What is a Perpetual Bond?

A perpetual bond is a never-ending bond. They also don't have a maturity value. these bonds just pay the interests in the form of coupons for an indefinite period. Since the interest is paid for theoretically forever, the bond is named perpetual meaning forever.


  • A perpetual bond is an obligation. It is an obligation only in name because the issuer doesn't have to pay the lump sum and only interests are paid forever.

  • Sometimes, perpetual bonds are preferred instead of dividend stocks. However, the similarities between the two are extremely limited.

  • Dividend interests are not mandatory to be paid. That is in the case of dividend payments, there are subtle fluctuations while in the case of dividend bonds, the payment is fixed.

  • Perpetual bonds are more like annuities. In the case of the latter, interests are paid regularly forever while in the case of the former, coupon payments are made regularly.

Advantages of Perpetual Bonds

  • It is a dependable source of regular income.

  • There is no need to pay attention to bond maturities.

  • There is no need to deal with re-investing.

  • Payments are higher than regular bonds.

Disadvantages of Perpetual Bonds

  • Issuers can call the bond any time.

  • People may miss better investment options.

  • Exposure to issuers credit risk or unknown credibility.

  • Inflation may affect the interest rates.

Perpetual Bond issuers

Perpetual bonds are very rare nowadays and only governments and bank entities provide perpetual bonds. This helps the entities meet their capital requirements. The capital raised via perpetual bonds is known as Tier 1 Capital.

According to some economists, perpetual bonds are excellent for raising money. However, some say that there is no point in creating debt that has to be paid forever. It might affect the fiscal and economic policies of the entities.

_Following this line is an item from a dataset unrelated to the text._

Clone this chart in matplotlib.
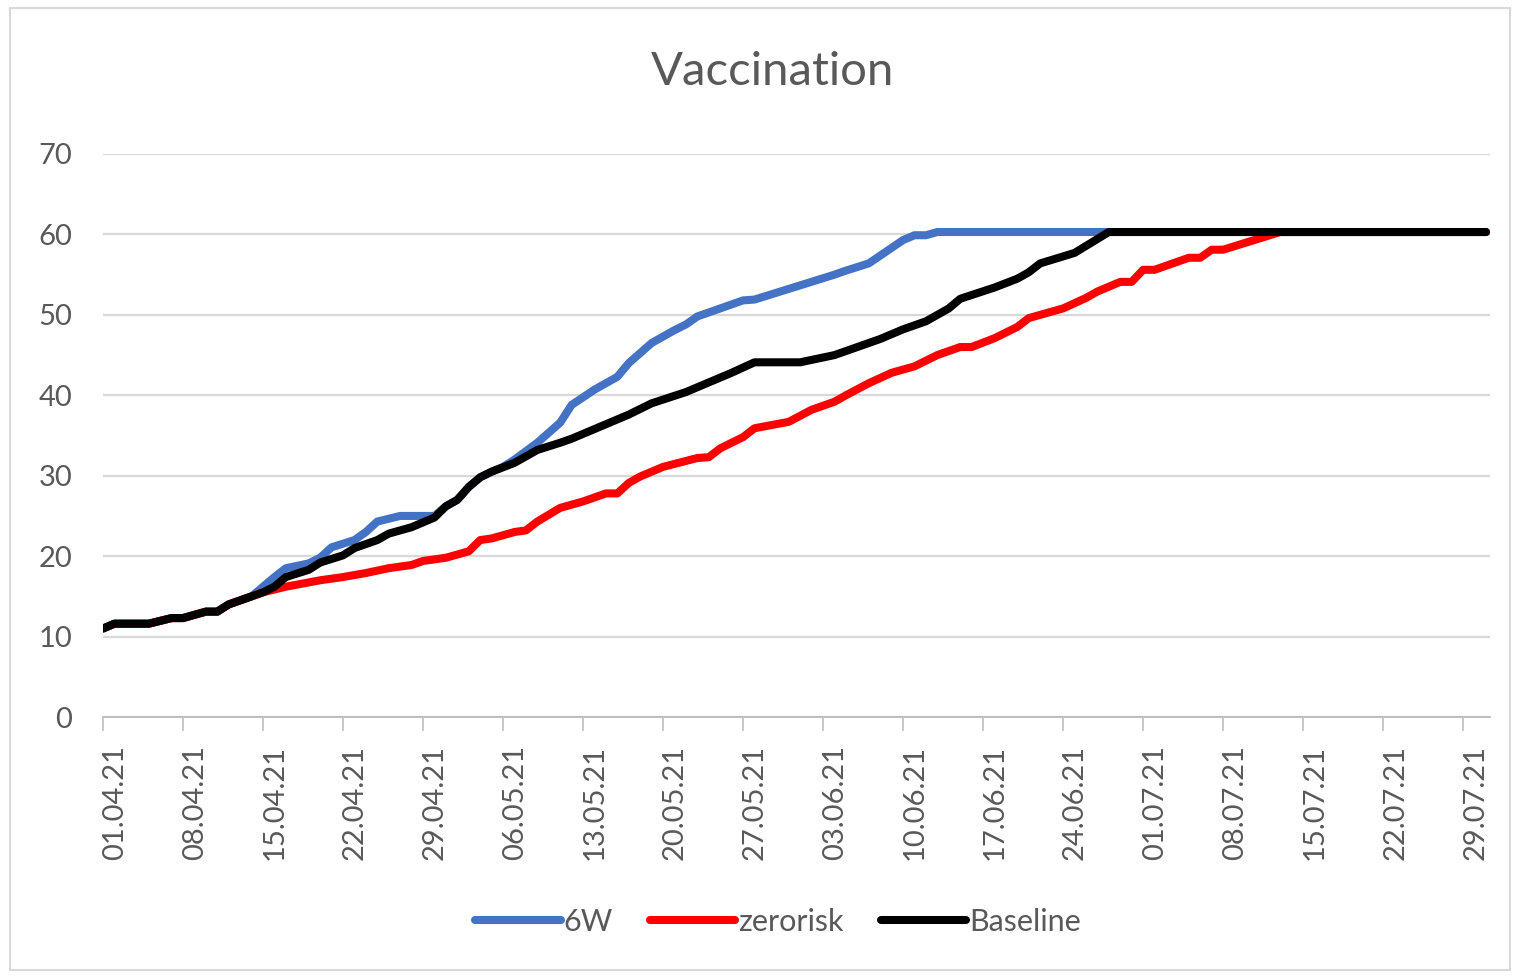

Do the Issuers Pay Forever?

The answer to this question is both yes and no. In the cases of perpetual bonds, the issuers usually continue with coupon payments forever. And, the payments are usually regular too. However, in some cases, the issuers can call and redeem the bonds. The issuers of bonds still get benefits as the perpetuities do not have a fixed and permanent redemption date.

Calculation of the Yield

The current yield on perpetual bonds is equal to the total number of coupons received annually divided by the market value of the bond multiplied by 100.

For example, assume that one has invested in a perpetual bond with a par value of INR 1,000 by purchasing the bond at a discounted price of INR 950. He/she receives a total of INR 80 per year in coupon payments.

$$ Current\:Yield = \frac{80}{950}× 100 = 8.42 % $$

The current yield from the bond is 8.42 %.